Wednesday, January 25, 2006

Speak Easy Brand

Two women, both middling ages, both with too many children, meet. They meet in various places, most securely at each others homes, but more often in parking lots, at convenience stores, or even at wide places in the road. They get out of their modest nondescript vehicles and smile at each other. One inevitably in jeans, the other in a longish dress, both with long but tied back hair, neither in make-up.

Moving around their vehicles, they both get coolers out. They put their coolers down, and when they pick them up again, each is carrying the one the other brought.

The exchange is half done.

They talk a bit. Their hands come close together. The other exchange.

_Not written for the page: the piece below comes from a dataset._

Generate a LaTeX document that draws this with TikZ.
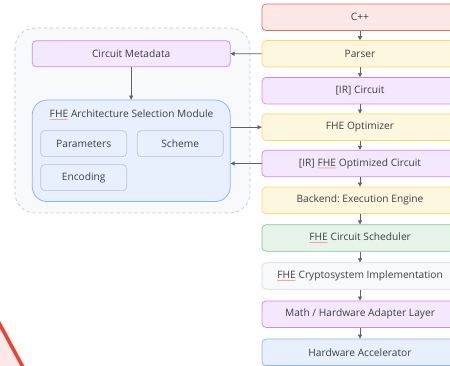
\documentclass[tikz,border=0pt]{standalone}
\usepackage{fontspec}
\setmainfont{Open Sans}
\frenchspacing
\usetikzlibrary{arrows.meta,decorations.pathmorphing}

\definecolor{txt}{HTML}{3C4043}
\definecolor{arrowgrey}{HTML}{5F6368}
\definecolor{redfill}{HTML}{FCE8E6}\definecolor{redline}{HTML}{EE675C}
\definecolor{yelfill}{HTML}{FEF7E0}\definecolor{yelline}{HTML}{FDD663}
\definecolor{purfill}{HTML}{F3E8FD}\definecolor{purline}{HTML}{C58AF9}
\definecolor{grnfill}{HTML}{E6F4EA}\definecolor{grnline}{HTML}{81C995}
\definecolor{gryfill}{HTML}{F8F9FA}\definecolor{gryline}{HTML}{DADCE0}
\definecolor{blufill}{HTML}{E8F0FE}\definecolor{bluline}{HTML}{8AB4F8}
\definecolor{boxline}{HTML}{BDC1C6}
\definecolor{warnred}{HTML}{EA4335}

% word with a wavy red underline
\newcommand\wavy[1]{\tikz[baseline=(w.base),x=1pt,y=1pt]{%
  \node[inner sep=0pt,outer sep=0pt,minimum width=0pt,minimum height=0pt,
        draw=none,fill=none,rounded corners=0pt](w){#1};
  \draw[warnred!60,line width=0.35pt,rounded corners=0pt,decorate,
        decoration={snake,amplitude=0.4pt,segment length=1.6pt}]
  ([yshift=-1.8pt]w.base west) -- ([yshift=-1.8pt]w.base east);}}

\tikzset{
  every node/.style={text=txt,font=\fontsize{10.2}{12}\selectfont},
  stage/.style={draw,rounded corners=4pt,line width=0.7pt,minimum width=196pt,minimum height=26.5pt,inner sep=0pt},
  red stage/.style={stage,fill=redfill,draw=redline},
  yel stage/.style={stage,fill=yelfill,draw=yelline},
  pur stage/.style={stage,fill=purfill,draw=purline},
  grn stage/.style={stage,fill=grnfill,draw=grnline},
  gry stage/.style={stage,fill=gryfill,draw=gryline},
  blu stage/.style={stage,fill=blufill,draw=bluline},
  option/.style={draw=boxline,fill=blufill,rounded corners=4pt,line width=0.6pt,minimum width=86pt,minimum height=26pt,inner sep=0pt},
  flow/.style={draw=arrowgrey,line width=0.6pt,-{Triangle[length=4pt,width=4pt]}},
}

\begin{document}
\begin{tikzpicture}[x=1pt,y=-1pt]
\useasboundingbox (0,0) rectangle (450,366);
\begin{scope}
\clip (0,0) rectangle (450,366);

% corner of a red shape at the lower left
\fill[redfill] (0,325) -- (23,368) -- (0,368) -- cycle;
\draw[warnred,line width=3.5pt] (-2,321) -- (24,369);

% dashed frame around the selection part
\draw[boxline,dashed,fill=gryfill,line width=0.6pt,rounded corners=20pt] (15,28) rectangle (250,213);

% pipeline stages
\node[red stage] (cpp)  at (360,17.3)  {C++};
\node[yel stage] (pars) at (360,53.8)  {Parser};
\node[pur stage] (irc)  at (360,90.7)  {[IR] Circuit};
\node[yel stage] (opt)  at (360,127.2) {FHE Optimizer};
\node[pur stage] (iro)  at (360,163.5) {[IR] \wavy{FHE} Optimized Circuit};
\node[yel stage] (back) at (360,200.3) {Backend: Execution Engine};
\node[grn stage] (sch)  at (360,238)   {\wavy{FHE} Circuit Scheduler};
\node[gry stage] (cry)  at (360,276)   {\wavy{FHE} Cryptosystem Implementation};
\node[pur stage] (math) at (360,314.2) {Math / Hardware Adapter Layer};
\node[blu stage] (hw)   at (360,352.3) {Hardware Accelerator};

% selection part
\node[pur stage,minimum width=198pt,minimum height=26pt] (meta) at (131.2,53.7) {Circuit Metadata};
\node[draw=bluline,fill=blufill,rounded corners=15pt,line width=0.8pt,minimum width=198pt,minimum height=101.5pt,inner sep=0pt] (fasm) at (131.2,150.8) {};
\node (title) at (131.5,115) {\wavy{FHE} Architecture Selection Module};
\node[option] (par) at (83.7,143.7) {Parameters};
\node[option] (sche) at (180.2,143.7) {Scheme};
\node[option] (enc) at (83.7,177.7) {Encoding};

% connectors
\foreach \a/\b in {cpp/pars,pars/irc,irc/opt,opt/iro,iro/back,back/sch,sch/cry,cry/math,math/hw}
  \draw[flow] (\a) -- (\b);
\draw[flow] (pars.west) -- (meta.east);
\draw[flow] (meta.south) -- (fasm.north);
\draw[flow] (fasm.east |- opt) -- (opt.west);
\draw[flow] (iro.west) -- (fasm.east |- iro);
\end{scope}
\end{tikzpicture}
\end{document}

They get in their respective vehicles and drive off. Most often they even have some of their children with them, children who have full knowledge of the exchange being made.

Government regulation at work protecting the public health drives these women to these illegal measures in order to obtain decent, unpolluted, non-poisonous food for their families.

9 comments:

Walter Jeffries said...

It is very sad that the Gov-Biz is actually trying to force regulations on us, without legislation no less, that will make your scenerio a reality. NAIS is nasty Nazi stuff and that is only the tip of the iceberg.

the Contrary Goddess said...

Walter, that IS the situation NOW. It is not *trying* to force regulations on us, the regulations are already there. You are already an outlaw.

NAIS is nothing but another Y2K, umm, "straw man" isn't right, "trojan horse" isn't quite it either, but something to divert your attention. Looks like it is working in your case.

Me, my cow already has a number. And my chickens and goats and bees are innumerable.

Which, btw, this state tried regulating bees some time back and gave up -- all the statutes repealed because #1 they couldn't do it and #2 there was no corporate money for them in it.

madcapmum said...

So, what you're saying is my hair's too short to find what I'm looking for...or maybe I don't have enough kids. God knows my vehicle is certainly nondescript enough.

Yeah, that's what is already. However, a small positive note is that last summer, they finally arranged things so that farmers could make and sell their own wine from their own fruits, etc., and they can sell it from their own homes.

the Contrary Goddess said...

Well, politically, what we advocate for is the repeal of just about ANY regulation at all. We've played with (that is, talked with our local officials about) a state law allowing any producer of anything to sell to the direct consumer of anything (that is, no middle man) without state interference. No go yet. But something like that is about the only bulk way to get around it.

And civil disobedience too of course, which is what those two women are really involved in.

When I sell bread (freshly ground whole grain sourdoughs), I do so quite legally under a proviso for small time producers. Of course, the inspectors say that isn't intended for me but when I'm willing to make them take me to court to enforce it, they somehow find others who are more easily intimidated to harrass. My eggs, likewise, are marked "unclassified" because that is what state law allows. So there often are loopholes, but when there aren't, like with milk and butter, well, it becomes like a drug deal gone sour (pun intended).

And also why NAIS won't fly in the end, at least the way the doom and gloomers think it will.

the Contrary Goddess said...

oh mcm, I don't think anyone would hold short hair against you, but the Hammill wedge may be what is doing it. I just don't know. Take a few extra kids with you and see if that helps. Wear a jean jumper. Don't take anything actually palatable to eat with you (sawdust is a good main ingredient). See what happens then.

This is a joke for those who can't tell.

madcapmum said...

People at the farmers market seem to be able to sell sausage and baked goods without any special permits. I've never seen any, anyway. But dairy is a real bugaboo. Jeepers.

Can't do much about the hair. It's frighteningly curly and falls about when it gets to be 6" long. We makes do with what we gets. I always fantasized about having hair down to my bum, but it just grows out instead of down, and I look like the Wild Woman of Borneo.

madcapmum said...

Typo there. It should be "falls out", not "falls about". That too, I suppose. Seems to be a familial trait on my maternal side, though I can't complain too much because it's certainly thick and plentiful.

the Contrary Goddess said...

And curly is nice too. Mines got lots of curl in it which basically means if it is short, it sticks out somewhere it shouldn't, and long it is frizzy. But I like it well enough, and maybe even more now with the silver shining in it.

About the farmer's markets and permits, you might not have to see them. Here they inspect kitchens. We live on the state line and one state will inspect (and approve) a home kitchen, and one state swears such is a danger to the public health.

The meat has to be killed and processed at an approved facility and transported in an approved manner (freezer that maintains a temp). That's both states here. But there is undoubtably more regulation that has driven most small meat processers out as there used to be dozens and now there are three or four we can get to, all a drive away.

The nanny state assumes we are not responsible for ourselves and it needs to take care of us from cradle to grave. Only when people actually take responsibility for themselves will far wide ranging things like the environment improve. But now I'm ranging too far in my comments, eh.

Joe Tornatore said...

what a different world but that is precisely why I read here.